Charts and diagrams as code

>> Start

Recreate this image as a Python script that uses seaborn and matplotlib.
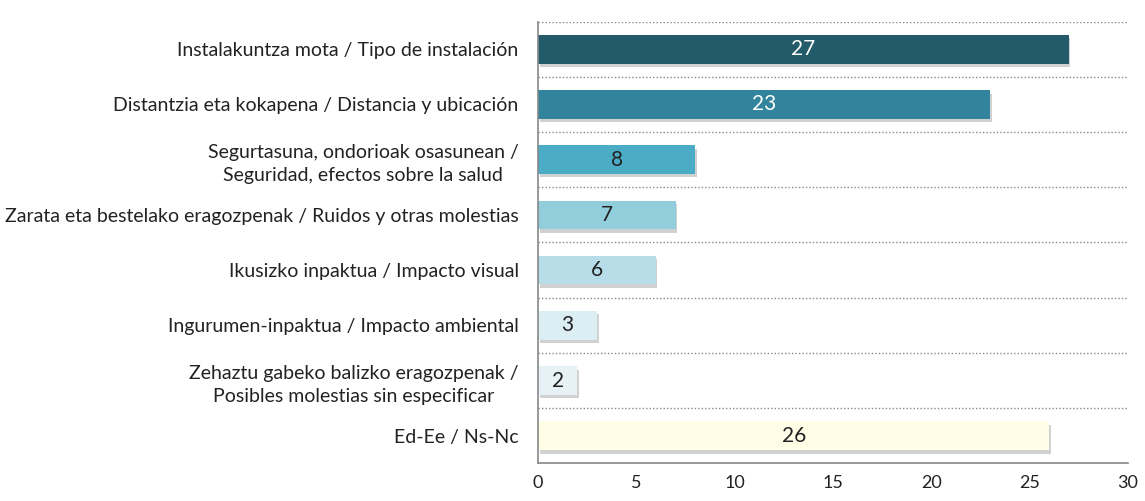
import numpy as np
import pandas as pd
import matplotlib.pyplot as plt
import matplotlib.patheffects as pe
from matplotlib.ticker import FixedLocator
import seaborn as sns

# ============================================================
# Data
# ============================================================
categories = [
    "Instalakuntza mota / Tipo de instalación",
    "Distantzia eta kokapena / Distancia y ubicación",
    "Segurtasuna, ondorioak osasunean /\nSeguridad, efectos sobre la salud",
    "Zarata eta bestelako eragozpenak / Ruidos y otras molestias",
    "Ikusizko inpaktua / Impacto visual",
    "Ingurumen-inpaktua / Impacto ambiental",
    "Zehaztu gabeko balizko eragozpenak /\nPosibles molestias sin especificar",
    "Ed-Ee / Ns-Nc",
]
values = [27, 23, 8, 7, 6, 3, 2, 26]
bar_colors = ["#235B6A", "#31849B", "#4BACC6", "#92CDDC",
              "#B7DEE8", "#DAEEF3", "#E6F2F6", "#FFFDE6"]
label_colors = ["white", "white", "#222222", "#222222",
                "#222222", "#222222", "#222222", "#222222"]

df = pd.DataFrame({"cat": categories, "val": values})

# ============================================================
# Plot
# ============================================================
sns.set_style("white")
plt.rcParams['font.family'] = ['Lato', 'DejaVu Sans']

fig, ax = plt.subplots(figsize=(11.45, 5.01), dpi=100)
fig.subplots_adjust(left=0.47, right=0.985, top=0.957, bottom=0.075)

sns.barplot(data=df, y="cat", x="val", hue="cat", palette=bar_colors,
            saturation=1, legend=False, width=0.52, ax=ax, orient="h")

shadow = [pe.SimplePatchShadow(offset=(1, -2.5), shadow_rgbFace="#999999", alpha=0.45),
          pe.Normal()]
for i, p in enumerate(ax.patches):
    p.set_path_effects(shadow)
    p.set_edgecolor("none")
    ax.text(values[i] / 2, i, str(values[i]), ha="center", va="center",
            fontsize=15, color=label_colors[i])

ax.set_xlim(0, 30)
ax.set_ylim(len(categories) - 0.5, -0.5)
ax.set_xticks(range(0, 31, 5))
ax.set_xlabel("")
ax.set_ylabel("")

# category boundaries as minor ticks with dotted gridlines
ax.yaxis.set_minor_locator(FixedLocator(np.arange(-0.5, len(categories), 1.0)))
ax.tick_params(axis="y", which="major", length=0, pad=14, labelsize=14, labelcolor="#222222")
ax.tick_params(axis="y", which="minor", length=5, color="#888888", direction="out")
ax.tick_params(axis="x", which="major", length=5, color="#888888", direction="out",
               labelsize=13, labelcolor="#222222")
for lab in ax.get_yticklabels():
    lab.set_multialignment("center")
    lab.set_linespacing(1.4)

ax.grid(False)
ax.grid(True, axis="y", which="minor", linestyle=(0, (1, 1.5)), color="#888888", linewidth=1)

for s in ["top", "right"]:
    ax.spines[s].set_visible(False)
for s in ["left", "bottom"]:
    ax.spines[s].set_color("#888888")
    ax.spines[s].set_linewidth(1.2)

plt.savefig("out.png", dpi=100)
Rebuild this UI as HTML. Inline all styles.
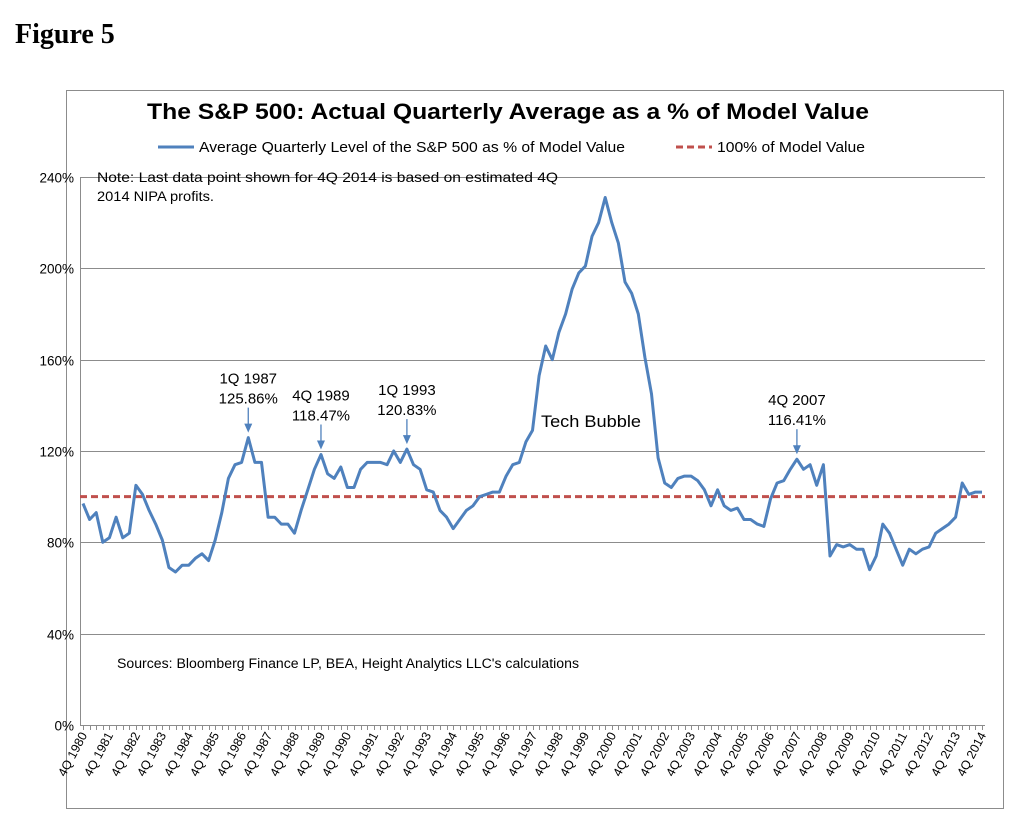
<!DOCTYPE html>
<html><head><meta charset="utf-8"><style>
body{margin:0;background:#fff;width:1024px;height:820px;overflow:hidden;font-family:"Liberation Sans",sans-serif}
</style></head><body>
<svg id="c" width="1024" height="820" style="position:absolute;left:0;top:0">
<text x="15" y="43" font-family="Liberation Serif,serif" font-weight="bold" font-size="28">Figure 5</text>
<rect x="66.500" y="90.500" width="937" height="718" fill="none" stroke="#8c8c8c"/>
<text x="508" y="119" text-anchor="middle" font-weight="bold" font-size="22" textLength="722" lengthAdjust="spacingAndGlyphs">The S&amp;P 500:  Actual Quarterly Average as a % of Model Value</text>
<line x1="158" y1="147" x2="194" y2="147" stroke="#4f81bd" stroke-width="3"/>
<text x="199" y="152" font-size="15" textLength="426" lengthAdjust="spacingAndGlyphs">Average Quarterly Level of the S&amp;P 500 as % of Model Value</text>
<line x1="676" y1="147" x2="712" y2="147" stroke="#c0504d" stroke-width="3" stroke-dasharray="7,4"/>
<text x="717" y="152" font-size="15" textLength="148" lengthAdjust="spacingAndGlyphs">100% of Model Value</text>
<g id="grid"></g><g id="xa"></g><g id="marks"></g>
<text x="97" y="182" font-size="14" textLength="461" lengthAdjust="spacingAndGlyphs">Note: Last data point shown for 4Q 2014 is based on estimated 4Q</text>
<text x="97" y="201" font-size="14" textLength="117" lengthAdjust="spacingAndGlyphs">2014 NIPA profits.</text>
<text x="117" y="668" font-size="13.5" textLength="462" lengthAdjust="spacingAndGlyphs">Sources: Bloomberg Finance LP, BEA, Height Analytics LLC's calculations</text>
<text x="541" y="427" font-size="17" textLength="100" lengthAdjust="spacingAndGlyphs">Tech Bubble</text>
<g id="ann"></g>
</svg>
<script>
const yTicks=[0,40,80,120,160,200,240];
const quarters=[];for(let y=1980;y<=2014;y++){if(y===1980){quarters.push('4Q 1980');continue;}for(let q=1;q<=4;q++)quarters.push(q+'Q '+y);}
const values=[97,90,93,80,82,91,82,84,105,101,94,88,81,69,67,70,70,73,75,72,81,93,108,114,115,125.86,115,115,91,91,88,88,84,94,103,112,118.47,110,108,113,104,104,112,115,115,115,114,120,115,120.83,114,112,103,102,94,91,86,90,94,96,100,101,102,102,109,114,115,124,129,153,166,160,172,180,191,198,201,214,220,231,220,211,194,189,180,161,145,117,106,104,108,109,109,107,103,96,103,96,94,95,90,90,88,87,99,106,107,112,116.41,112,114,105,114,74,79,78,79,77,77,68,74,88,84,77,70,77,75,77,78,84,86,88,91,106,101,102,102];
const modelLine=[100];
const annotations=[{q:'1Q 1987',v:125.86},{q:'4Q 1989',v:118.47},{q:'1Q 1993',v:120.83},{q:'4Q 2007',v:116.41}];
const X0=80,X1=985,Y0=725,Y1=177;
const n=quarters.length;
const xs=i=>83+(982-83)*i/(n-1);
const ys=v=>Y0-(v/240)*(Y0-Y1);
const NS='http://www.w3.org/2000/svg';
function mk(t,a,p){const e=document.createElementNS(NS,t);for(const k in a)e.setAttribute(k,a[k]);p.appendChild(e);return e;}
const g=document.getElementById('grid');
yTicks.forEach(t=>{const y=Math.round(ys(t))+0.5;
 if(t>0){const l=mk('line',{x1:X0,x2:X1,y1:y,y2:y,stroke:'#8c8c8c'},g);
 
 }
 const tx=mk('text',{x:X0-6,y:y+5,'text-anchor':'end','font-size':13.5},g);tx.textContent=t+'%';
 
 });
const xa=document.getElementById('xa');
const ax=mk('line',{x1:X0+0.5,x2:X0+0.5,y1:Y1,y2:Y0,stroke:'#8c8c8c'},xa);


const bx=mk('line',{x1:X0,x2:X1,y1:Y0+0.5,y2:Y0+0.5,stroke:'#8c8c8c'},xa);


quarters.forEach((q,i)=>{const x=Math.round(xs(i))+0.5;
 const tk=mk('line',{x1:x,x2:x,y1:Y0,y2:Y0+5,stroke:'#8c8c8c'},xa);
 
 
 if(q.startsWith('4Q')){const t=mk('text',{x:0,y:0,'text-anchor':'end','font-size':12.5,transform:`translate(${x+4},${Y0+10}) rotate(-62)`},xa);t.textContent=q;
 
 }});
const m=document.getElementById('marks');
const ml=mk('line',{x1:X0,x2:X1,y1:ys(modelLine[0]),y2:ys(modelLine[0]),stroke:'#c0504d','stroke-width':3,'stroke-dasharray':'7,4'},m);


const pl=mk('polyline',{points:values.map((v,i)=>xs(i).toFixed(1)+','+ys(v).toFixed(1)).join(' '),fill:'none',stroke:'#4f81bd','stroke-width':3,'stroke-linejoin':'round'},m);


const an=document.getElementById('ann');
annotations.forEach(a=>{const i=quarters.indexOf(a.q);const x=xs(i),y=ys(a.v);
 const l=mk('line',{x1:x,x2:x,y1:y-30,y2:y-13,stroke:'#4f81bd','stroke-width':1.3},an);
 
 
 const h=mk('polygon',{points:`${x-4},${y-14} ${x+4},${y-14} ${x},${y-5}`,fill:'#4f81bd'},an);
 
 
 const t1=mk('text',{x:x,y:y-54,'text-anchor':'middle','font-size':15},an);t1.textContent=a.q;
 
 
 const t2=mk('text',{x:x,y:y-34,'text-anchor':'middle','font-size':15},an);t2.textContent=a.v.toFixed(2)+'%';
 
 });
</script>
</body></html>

>> End

WHAT TO DO:
Copy out every line from the data above that has "this" in it.

FULL ANSWER:
Recreate this image as a Python script that uses seaborn and matplotlib.
Rebuild this UI as HTML. Inline all styles.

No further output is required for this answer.